Ceci nous explique la première phrase de notre article. Cette phrase déclare que les enfants de l'indigne ne seront point exclus de la succes

sion quand ils y viendront de leur chef et sans le secours de la représentation; c'est bien dire que s'ils s'y présentaient par représentation de l'indigne, ils seraient exclus.

Et en effet, pour que je sois l'enfant d'un indigne, il faut que mon père ait été déclaré tel pour l'une des trois causes indiquées par l'article 727, il faut qu'un jugement d'indignité ait été prononcé contre lui; or, le jugement d'indignité ne peut être prononcé, et la demande même ne peut être formée qu'après l'ouverture de la succession: donc, si mon père a été reconnu indigne et exclu comme tel, c'est qu'il était encore vivant lors de cette ouverture; et puisqu'on ne peut pas représenter les personnes vivantes, il s'ensuit qu'on ne peut jamais représenter un indigne. Il y aurait d'ailleurs une seconde raison pour que les enfants de cet indigne ne pussent pas prendre la succession en le représentant. En effet, quand même ils viendraient prendre sa place (ce qui n'est pas possible, puisque cette place n'est pas vide), ils ne succéderaient pas davantage; car ils ne pourraient, en tout cas, exercer que les droits qu'il a lui-même : or, il n'en a aucun, puisqu'il est exclu pour son indignité. Il est donc bien évident que les enfants d'une personne écartée d'une succession comme indigne ne peuvent pas la représenter à l'effet de recueillir cette succession. Tel est, selon nous, le sens, bien naturel et bien simple, de cette règle implicite de notre article, que les enfants d'un indigne ne peuvent pas le représenter pour la succession dont il est indigne.

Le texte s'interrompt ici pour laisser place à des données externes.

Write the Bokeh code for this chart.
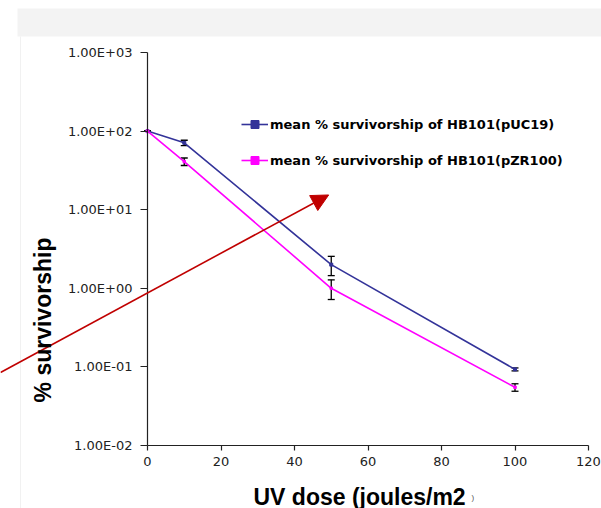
import math
from bokeh.plotting import figure
from bokeh.models import (ColumnDataSource, Whisker, TeeHead, Arrow, NormalHead, Label,
                          BoxAnnotation, FixedTicker, Legend, LegendItem, Range1d)
from bokeh.embed import file_html
from bokeh.resources import INLINE

# ---- data ----
dose = [0, 10, 50, 100]
puc19_mean = [100, 71, 2.0, 0.093]
puc19_err = [0, 5.5, 0.55, 0.004]
pzr100_mean = [100, 41, 1.0, 0.055]
pzr100_err = [0, 4.5, 0.28, 0.006]

series_labels = ["mean % survivorship of HB101(pUC19)",
                 "mean % survivorship of HB101(pZR100)"]
x_ticks = [0, 20, 40, 60, 80, 100, 120]
y_ticks = [0.01, 0.1, 1, 10, 100, 1000]
y_tick_labels = ["1.00E-02", "1.00E-01", "1.00E+00", "1.00E+01", "1.00E+02", "1.00E+03"]
x_label = "UV dose (joules/m2"
y_label = "% survivorship"
# red arrow (data coordinates of the chart)
arrow_from = (-40.0, 0.085)
arrow_to = (49.3, 15.4)

BLUE = "#333399"
MAGENTA = "#ff00ff"
RED = "#c00000"

# canvas and the area taken by the axes' data span (pixels)
W, H = 601, 508
A_LEFT, A_RIGHT, A_TOP, A_BOTTOM = 147, 13, 52, 63
X0, X1 = 0, 120
Y0, Y1 = 0.01, 1000

aw = W - A_LEFT - A_RIGHT
ah = H - A_TOP - A_BOTTOM
px_per_x = aw / (X1 - X0)
ly0, ly1 = math.log10(Y0), math.log10(Y1)
px_per_dec = ah / (ly1 - ly0)
x_range = Range1d(X0 - A_LEFT / px_per_x, X1 + A_RIGHT / px_per_x)
y_range = Range1d(10 ** (ly0 - A_BOTTOM / px_per_dec), 10 ** (ly1 + A_TOP / px_per_dec))

p = figure(width=W, height=H, y_axis_type="log",
           x_range=x_range, y_range=y_range,
           output_backend="svg", toolbar_location=None, min_border=0)
p.outline_line_color = None
p.grid.visible = False
p.background_fill_color = "white"
p.border_fill_color = "white"

# slide decoration: light gray band on top and faint panel edge
p.add_layout(BoxAnnotation(left=17, right=W, top=H - 8, bottom=H - 36,
                           left_units="screen", right_units="screen",
                           top_units="screen", bottom_units="screen",
                           fill_color="#f3f3f3", fill_alpha=1, line_color=None,
                           level="underlay"))
p.add_layout(BoxAnnotation(left=19.5, right=20.5, top=H - 36, bottom=0,
                           left_units="screen", right_units="screen",
                           top_units="screen", bottom_units="screen",
                           fill_color="#f1f1f1", fill_alpha=1, line_color=None,
                           level="underlay"))

xa, ya = p.xaxis[0], p.yaxis[0]
xa.fixed_location = Y0
xa.bounds = (X0, X1)
ya.fixed_location = X0
ya.bounds = (Y0, Y1)
for ax in (xa, ya):
    ax.axis_line_color = "#222222"
    ax.axis_line_width = 1.2
    ax.major_tick_line_color = "#222222"
    ax.major_tick_line_width = 1.2
    ax.major_tick_in = 0
    ax.minor_tick_line_color = None
    ax.major_label_text_font = "DejaVu Sans"
    ax.major_label_text_font_size = "13px"
    ax.major_label_text_color = "#222222"

xa.ticker = FixedTicker(ticks=x_ticks)
xa.major_tick_out = 5
xa.major_label_standoff = 6
ya.ticker = FixedTicker(ticks=y_ticks)
ya.major_label_overrides = {t: l for t, l in zip(y_ticks, y_tick_labels)}
ya.major_tick_out = 7
ya.major_label_standoff = 8

r1 = p.line(dose, puc19_mean, line_color=BLUE, line_width=1.6)
s1 = p.scatter(dose, puc19_mean, marker="square", size=3, color=BLUE)
r2 = p.line(dose, pzr100_mean, line_color=MAGENTA, line_width=1.6)
s2 = p.scatter(dose, pzr100_mean, marker="square", size=2.5, color=MAGENTA)

for mean, err in ((puc19_mean, puc19_err), (pzr100_mean, pzr100_err)):
    src = ColumnDataSource(dict(base=dose,
                                upper=[m + e for m, e in zip(mean, err)],
                                lower=[m - e for m, e in zip(mean, err)]))
    p.add_layout(Whisker(source=src, base="base", upper="upper", lower="lower",
                         dimension="height", line_color="black", line_width=1.3,
                         upper_head=TeeHead(size=7, line_color="black", line_width=1.3),
                         lower_head=TeeHead(size=7, line_color="black", line_width=1.3)))

legend = Legend(items=[LegendItem(label=series_labels[0], renderers=[r1, s1]),
                       LegendItem(label=series_labels[1], renderers=[r2, s2])],
                location=(A_LEFT + 94, A_BOTTOM + 275), padding=0, margin=0, spacing=16,
                label_height=20, glyph_height=20, glyph_width=27, label_standoff=2,
                label_text_font="DejaVu Sans", label_text_font_style="bold",
                label_text_font_size="13px", label_text_color="black",
                border_line_color=None, background_fill_alpha=0)
p.add_layout(legend)

p.add_layout(Arrow(x_start=arrow_from[0], y_start=arrow_from[1],
                   x_end=arrow_to[0], y_end=arrow_to[1],
                   line_color=RED, line_width=1.6,
                   end=NormalHead(size=17, fill_color=RED, line_color=RED)))

p.add_layout(Label(x=253, y=12, x_units="screen", y_units="screen", text=x_label,
                   text_font="Liberation Sans", text_font_style="bold",
                   text_font_size="23px", text_color="black",
                   text_align="left", text_baseline="alphabetic"))
p.add_layout(Label(x=471, y=11, x_units="screen", y_units="screen", text=")",
                   text_font="Liberation Sans", text_font_size="8px",
                   text_color="#555555", text_align="left", text_baseline="alphabetic"))
p.add_layout(Label(x=42, y=H - 319.5, x_units="screen", y_units="screen", text=y_label,
                   angle=math.pi / 2, text_font="Liberation Sans", text_font_style="bold",
                   text_font_size="23px", text_color="black",
                   text_align="center", text_baseline="alphabetic"))

open("out.html", "w").write(file_html(p, INLINE))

85. Mais tout le monde n'est pas d'accord là-dessus. Beaucoup de jurisconsultes prétendent que cette règle implicite s'applique, non pas seulement aux enfants de celui qui vivait encore à l'ouverture de la succession et qui a été déclaré indigne, mais aussi aux enfants de celui qui est mort avant le de cujus (1). Ainsi, Pierre a été condamné pour avoir tenté de donner la mort à son père, ou pour avoir fait contre lui une dénonciation capitale reconnue calomnieuse; puis il est mort avant son père. Dans ce cas, plusieurs prétendent que les enfants de Pierre ne pourront pas succéder à leur aïeul par représentation de Pierre, et qu'ils ne le pourraient qu'en venant de leur chef : c'est à ce cas, selon eux, que notre article fait allusion.

Les partisans de cette doctrine l'appuient sur deux arguments, l'un de texte, l'autre de principes.

Si la pensée de la loi, disent-ils, avait été que la représentation ne doit être refusée qu'aux enfants de l'individu déclaré indigne et survivant dès lors au de cujus, elle ne se serait pas donné la peine d'y faire allusion dans notre article, puisque c'est un principe général, proclamé ailleurs par un article exprès, l'art. 744, qu'on ne représente jamais les personnes vivantes, pas plus les dignes que les indignes. Ce premier argument mérite peu qu'on s'y arrête : le Code nous a accoutumés à des vices de rédaction assez fréquents et souvent assez graves, pour qu'une

(1) Merlin (Rép., vo Représentation, sect. 4, 23); Delvincourt, Duranton (VI, 131); Zachariæ (IV, p. 176).